Although predominantly thought of as an aid to explosive power that can improve performances in relatively short-duration, high-intensity activities, there is growing research to show benefits in the use of creatine for endurance athletes.
Although it can be found in natural food sources such as lean meat and fish it is removed when cooked so creatine supplements help boost intake to increase energy to the muscles, improve strength and increase intensity and duration of endurance training by hydrating cells. Some people however may be non-responsive to creatine either due to their body’s tolerance to absorbing the supplement or the individual may already produce high levels of it naturally making extra creatine supplementation unnecessary
creatine for endurance athletes?
Sports scientists at the Graduate Institute of Nutritional Sciences and Education in Taiwan found that creatine supplementation reduces damage caused by endurance exertion to muscle fibres and that endurance athletes who use creatine recovered faster from their training efforts. They came to this conclusion after a study with 12 well-trained male students. The students took 12 g creatine every day for 15 days and ran before and just after the supplementation period for 60 minutes at 65-70 percent of their maximal heart rate. The researchers then repeated the procedure on another occasion, but gave the students a placebo. Before, during and after the session the researchers analysed the students’ urine and blood. They discovered that creatine supplementation kept the concentration of 3-methylhistidine [3MH] and urea nitrogen [UUN] , indicators of muscle breakdown, low.
In another study, researchers at Kingston University in Surrey and the University of Tasmania in Australia looked at the effects of creatine for endurance athletes. Kkayakers in this case, all with a high level of fitness. All 16 took part in an initial workout which consisted of three work intervals which were completed on a kayak ergometer and which lasted for a duration of 90, 150, and 300 seconds. The athletes completed each interval at the highest-possible intensity and recovered completely (heart rate back to resting level) between intervals.
The subjects were then randomly assigned to either a ‘creatine group’ or a placebo group. Creatine-group members took four five-gram doses of creatine monohydrate per day for a total of five days, while placebo-group athletes ingested four five-gram supplements of glucose daily. After five days, both the creatine and glucose athletes repeated the three-interval, max-intensity workout.
There followed a four-week ‘washout period’, during which the subjects took neither the creatine nor the glucose supplements. Research has shown that four weeks is long enough to bring an elevated muscle creatine-phosphate concentration back to ‘normal’. Following the four-week washout, all subjects participated in the three-interval workout yet again. Following this re-test, the previous placebo subjects ingested creatine for five days (4 x 5 grams per day) while the former creatine athletes took the glucose placebo (this is what’s called a ‘crossover’ design). After five days, the athletes tried the three-interval session one last time.

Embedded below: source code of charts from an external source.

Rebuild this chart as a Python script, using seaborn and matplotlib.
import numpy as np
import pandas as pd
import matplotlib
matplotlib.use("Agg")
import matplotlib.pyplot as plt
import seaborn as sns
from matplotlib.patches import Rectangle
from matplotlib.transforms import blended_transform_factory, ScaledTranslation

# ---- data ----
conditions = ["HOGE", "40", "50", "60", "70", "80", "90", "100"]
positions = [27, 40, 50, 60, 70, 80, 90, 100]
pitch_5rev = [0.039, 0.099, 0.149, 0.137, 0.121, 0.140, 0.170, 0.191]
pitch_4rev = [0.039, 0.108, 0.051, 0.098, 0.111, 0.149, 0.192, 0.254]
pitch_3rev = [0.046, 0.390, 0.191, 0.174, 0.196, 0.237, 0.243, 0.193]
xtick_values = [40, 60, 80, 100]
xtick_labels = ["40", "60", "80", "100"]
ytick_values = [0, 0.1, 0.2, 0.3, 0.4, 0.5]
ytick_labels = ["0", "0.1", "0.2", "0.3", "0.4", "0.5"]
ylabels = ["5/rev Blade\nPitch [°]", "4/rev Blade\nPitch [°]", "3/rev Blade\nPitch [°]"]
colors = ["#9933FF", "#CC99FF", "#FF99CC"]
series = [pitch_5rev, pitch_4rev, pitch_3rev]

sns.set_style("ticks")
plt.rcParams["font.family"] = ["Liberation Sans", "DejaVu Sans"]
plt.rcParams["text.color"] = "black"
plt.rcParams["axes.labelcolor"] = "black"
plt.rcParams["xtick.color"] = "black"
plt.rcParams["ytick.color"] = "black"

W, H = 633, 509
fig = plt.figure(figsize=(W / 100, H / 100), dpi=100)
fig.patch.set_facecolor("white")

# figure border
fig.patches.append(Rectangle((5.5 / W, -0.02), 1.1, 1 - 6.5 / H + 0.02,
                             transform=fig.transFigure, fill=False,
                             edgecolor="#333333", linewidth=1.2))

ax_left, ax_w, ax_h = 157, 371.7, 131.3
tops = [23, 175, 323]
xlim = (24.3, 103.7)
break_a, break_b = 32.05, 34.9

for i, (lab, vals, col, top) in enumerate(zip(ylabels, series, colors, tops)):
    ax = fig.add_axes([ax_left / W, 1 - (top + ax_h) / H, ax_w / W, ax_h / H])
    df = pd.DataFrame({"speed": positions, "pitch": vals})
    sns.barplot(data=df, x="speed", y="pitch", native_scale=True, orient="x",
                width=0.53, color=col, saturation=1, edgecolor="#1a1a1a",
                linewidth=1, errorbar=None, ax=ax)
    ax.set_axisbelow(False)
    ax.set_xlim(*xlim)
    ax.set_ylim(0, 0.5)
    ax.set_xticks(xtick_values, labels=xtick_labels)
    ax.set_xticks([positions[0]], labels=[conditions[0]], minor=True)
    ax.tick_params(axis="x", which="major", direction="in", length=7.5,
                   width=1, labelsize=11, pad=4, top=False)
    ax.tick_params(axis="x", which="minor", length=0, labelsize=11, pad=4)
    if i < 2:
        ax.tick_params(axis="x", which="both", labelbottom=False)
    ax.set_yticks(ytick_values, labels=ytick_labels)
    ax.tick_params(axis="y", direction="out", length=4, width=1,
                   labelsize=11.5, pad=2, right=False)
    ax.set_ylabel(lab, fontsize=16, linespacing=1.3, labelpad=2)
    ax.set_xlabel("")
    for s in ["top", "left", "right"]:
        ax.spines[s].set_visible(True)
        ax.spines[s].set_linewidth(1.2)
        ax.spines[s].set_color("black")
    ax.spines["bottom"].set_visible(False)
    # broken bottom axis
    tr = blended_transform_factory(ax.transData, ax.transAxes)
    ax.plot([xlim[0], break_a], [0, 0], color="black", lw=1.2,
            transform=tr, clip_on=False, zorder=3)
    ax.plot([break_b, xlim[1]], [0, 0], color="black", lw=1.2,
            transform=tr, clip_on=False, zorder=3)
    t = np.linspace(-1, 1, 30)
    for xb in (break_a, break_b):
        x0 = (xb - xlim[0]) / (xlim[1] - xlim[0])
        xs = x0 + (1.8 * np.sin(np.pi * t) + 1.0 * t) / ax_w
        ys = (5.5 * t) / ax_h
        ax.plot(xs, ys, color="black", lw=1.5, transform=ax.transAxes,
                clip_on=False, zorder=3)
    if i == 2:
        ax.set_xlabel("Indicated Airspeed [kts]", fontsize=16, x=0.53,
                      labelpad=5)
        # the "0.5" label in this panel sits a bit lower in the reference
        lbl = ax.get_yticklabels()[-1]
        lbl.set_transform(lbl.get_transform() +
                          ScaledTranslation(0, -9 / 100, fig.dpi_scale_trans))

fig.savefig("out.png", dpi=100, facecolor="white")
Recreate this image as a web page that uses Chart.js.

Creatine increased the quality of the athletes’ efforts during the three-interval workouts. During the 90-second interval, the kayakers completed about 16 per cent more work when they had supplemented with creatine, compared to taking the placebo or being in the control condition (at the beginning of the study and after the washout period). During the 150-second interval, the athletes completed 14 per cent more work with creatine, and for the five-minute (300-second) interval the creatine subjects hit 7 per cent more work. Blood-lactate levels were also higher for creatine athletes after the 150- and 300-second intervals, compared to control and placebo subjects. However, this was not a bad thing; it merely reflects the fact that the creatine-supplemented athletes were able to work at a higher intensity (and thus develop a bit more lactate).
In another study based on triathletes, englbart and Nueman found that the fall in blood glucose during the exercise test was significantly reduced after consumption of creatine.
Bottom line is that there does seem to be some benefit to the use of creatine for endurance athletes but beware of weight gain.
Best way to find out for sure, Try some for yourself.